WHAT YOU ARE ASKED TO DO> From the entries below, pull out each line where "this" appears.

DATASET RECORDS>
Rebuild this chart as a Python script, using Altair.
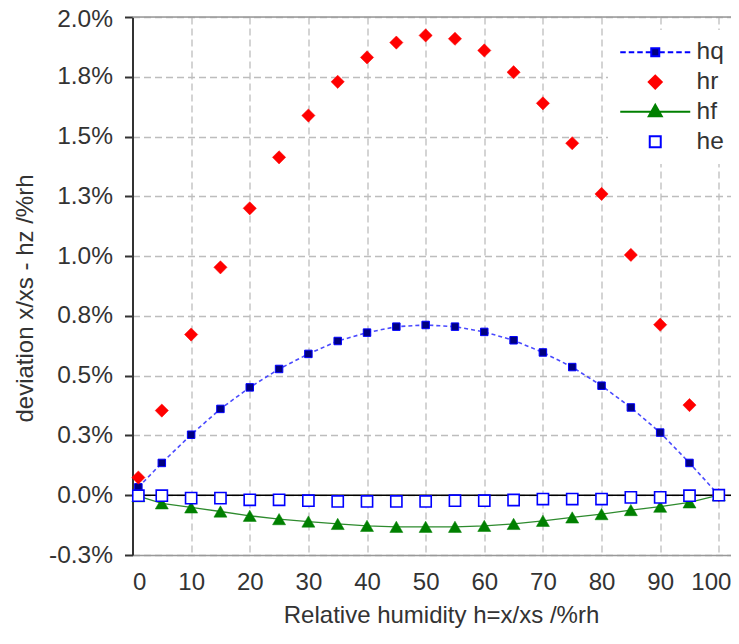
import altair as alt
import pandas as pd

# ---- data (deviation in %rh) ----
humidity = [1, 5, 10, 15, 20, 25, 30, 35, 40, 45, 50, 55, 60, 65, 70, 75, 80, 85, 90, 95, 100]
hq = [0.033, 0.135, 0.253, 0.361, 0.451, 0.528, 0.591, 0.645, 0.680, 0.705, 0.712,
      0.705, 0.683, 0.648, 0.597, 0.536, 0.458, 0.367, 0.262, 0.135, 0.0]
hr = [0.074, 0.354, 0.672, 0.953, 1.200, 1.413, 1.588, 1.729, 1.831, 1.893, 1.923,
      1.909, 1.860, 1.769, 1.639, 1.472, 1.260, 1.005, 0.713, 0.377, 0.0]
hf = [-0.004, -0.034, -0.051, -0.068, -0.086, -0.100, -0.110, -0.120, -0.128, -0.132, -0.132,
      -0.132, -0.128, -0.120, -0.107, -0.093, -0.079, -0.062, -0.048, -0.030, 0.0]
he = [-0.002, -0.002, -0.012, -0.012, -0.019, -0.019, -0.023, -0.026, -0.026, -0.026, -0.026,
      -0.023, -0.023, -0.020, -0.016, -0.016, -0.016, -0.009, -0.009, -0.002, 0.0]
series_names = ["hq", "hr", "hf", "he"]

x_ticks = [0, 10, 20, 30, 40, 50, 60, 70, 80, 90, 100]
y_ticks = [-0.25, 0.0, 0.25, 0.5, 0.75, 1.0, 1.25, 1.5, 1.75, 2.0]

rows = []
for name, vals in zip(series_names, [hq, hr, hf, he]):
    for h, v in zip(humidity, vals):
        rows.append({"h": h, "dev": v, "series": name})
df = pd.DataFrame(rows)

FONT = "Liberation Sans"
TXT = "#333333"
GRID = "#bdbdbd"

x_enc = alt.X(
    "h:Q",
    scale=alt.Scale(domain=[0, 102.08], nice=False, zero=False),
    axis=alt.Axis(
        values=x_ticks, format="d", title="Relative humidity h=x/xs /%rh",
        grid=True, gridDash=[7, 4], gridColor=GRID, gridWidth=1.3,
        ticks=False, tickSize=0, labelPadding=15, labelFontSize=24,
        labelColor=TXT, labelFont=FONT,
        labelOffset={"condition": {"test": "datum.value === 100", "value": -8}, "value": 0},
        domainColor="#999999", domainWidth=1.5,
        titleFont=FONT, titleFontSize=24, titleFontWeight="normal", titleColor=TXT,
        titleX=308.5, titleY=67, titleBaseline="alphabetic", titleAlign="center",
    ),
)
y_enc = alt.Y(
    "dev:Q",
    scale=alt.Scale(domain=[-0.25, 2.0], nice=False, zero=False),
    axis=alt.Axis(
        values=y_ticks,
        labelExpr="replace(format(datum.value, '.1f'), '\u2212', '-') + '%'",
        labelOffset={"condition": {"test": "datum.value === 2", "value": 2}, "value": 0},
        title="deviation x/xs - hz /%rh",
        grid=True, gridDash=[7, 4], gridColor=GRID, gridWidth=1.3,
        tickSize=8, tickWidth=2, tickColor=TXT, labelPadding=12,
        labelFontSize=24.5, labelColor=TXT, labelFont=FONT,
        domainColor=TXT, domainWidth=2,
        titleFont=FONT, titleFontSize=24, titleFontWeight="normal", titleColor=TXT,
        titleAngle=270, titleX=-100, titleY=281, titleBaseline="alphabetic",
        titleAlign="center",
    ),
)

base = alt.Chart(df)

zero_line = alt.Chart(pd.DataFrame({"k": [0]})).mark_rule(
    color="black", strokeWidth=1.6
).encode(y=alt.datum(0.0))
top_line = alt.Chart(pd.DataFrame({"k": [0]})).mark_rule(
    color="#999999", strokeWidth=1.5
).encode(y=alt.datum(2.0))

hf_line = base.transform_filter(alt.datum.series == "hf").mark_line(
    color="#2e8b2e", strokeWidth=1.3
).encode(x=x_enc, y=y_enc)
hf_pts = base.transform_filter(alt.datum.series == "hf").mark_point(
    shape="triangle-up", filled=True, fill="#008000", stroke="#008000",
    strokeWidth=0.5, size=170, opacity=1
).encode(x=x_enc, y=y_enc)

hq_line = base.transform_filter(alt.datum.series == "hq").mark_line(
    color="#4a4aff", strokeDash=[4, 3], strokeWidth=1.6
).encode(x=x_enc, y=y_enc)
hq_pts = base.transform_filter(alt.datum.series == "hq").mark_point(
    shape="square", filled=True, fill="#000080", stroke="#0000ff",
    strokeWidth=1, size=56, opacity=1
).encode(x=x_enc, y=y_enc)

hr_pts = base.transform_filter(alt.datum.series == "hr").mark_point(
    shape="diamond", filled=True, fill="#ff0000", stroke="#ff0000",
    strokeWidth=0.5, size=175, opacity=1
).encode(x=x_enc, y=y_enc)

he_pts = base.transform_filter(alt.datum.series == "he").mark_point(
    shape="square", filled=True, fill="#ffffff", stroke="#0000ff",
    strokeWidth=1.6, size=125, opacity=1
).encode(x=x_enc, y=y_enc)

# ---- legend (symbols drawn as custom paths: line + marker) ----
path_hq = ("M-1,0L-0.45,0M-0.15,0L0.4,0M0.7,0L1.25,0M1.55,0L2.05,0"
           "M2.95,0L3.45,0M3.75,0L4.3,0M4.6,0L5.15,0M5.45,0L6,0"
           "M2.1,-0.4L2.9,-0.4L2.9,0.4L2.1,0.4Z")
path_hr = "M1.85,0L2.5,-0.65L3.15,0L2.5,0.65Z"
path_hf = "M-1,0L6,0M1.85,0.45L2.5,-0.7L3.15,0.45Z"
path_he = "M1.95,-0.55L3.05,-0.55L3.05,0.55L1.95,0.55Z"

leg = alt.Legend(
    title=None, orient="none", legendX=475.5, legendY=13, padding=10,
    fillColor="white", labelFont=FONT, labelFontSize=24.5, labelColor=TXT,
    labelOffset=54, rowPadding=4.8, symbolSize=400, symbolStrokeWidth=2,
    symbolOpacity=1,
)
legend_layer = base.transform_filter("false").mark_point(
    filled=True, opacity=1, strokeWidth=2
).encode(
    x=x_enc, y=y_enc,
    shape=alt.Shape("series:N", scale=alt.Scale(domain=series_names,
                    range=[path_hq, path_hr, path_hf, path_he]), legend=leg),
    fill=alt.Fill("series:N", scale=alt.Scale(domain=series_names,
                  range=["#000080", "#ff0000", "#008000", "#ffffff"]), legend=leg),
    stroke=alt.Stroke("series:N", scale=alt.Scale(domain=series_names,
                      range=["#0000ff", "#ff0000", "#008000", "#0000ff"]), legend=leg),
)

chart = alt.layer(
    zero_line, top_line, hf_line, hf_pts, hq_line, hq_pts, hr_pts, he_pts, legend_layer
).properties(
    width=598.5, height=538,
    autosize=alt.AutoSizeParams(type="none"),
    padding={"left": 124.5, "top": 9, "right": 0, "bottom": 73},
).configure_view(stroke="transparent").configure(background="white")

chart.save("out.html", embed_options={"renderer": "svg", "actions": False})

==

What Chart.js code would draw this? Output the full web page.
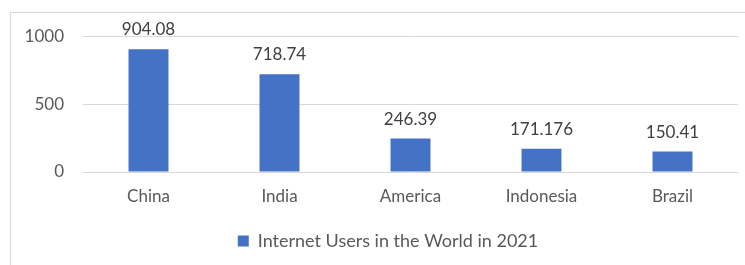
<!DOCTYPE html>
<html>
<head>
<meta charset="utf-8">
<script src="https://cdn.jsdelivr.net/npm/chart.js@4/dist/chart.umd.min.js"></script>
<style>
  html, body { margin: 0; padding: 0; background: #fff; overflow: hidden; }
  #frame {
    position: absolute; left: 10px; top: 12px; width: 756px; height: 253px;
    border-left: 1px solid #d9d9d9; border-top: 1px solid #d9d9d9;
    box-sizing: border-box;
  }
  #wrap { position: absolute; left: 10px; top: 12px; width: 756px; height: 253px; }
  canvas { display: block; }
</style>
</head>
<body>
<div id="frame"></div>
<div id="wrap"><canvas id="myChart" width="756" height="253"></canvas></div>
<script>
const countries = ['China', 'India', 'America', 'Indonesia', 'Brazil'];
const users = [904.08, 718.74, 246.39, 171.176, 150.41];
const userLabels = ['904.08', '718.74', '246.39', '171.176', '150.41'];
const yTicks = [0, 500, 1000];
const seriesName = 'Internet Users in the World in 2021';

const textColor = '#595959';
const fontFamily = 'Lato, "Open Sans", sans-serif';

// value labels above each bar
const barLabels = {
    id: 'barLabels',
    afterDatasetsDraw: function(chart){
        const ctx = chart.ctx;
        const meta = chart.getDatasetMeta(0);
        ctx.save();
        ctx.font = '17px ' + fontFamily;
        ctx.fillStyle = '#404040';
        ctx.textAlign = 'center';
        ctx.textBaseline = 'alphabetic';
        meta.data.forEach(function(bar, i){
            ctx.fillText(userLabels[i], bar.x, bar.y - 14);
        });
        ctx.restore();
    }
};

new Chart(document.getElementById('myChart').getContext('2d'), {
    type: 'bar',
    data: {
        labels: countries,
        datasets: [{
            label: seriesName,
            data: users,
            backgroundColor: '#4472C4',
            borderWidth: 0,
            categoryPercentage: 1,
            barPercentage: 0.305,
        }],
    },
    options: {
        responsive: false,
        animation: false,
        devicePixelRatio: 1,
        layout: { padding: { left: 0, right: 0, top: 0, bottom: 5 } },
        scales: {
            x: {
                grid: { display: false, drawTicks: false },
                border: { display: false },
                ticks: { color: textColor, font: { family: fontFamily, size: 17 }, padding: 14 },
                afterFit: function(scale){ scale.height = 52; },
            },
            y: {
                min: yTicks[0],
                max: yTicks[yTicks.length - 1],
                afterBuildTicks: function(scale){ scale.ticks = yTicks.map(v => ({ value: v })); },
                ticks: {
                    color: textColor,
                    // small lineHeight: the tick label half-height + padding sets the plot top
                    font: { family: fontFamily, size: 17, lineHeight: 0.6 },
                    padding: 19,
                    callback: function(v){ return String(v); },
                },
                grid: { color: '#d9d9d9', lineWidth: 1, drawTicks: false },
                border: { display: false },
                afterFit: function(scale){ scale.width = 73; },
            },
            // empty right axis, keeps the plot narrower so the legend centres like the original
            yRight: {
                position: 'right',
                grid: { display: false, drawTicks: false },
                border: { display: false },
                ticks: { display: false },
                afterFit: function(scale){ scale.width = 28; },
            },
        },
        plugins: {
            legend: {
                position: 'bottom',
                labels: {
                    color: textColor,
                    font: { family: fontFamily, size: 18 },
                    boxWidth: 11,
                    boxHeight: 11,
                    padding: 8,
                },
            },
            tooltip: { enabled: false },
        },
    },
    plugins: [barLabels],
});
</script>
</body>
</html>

ANSWER>
Rebuild this chart as a Python script, using Altair.
What Chart.js code would draw this? Output the full web page.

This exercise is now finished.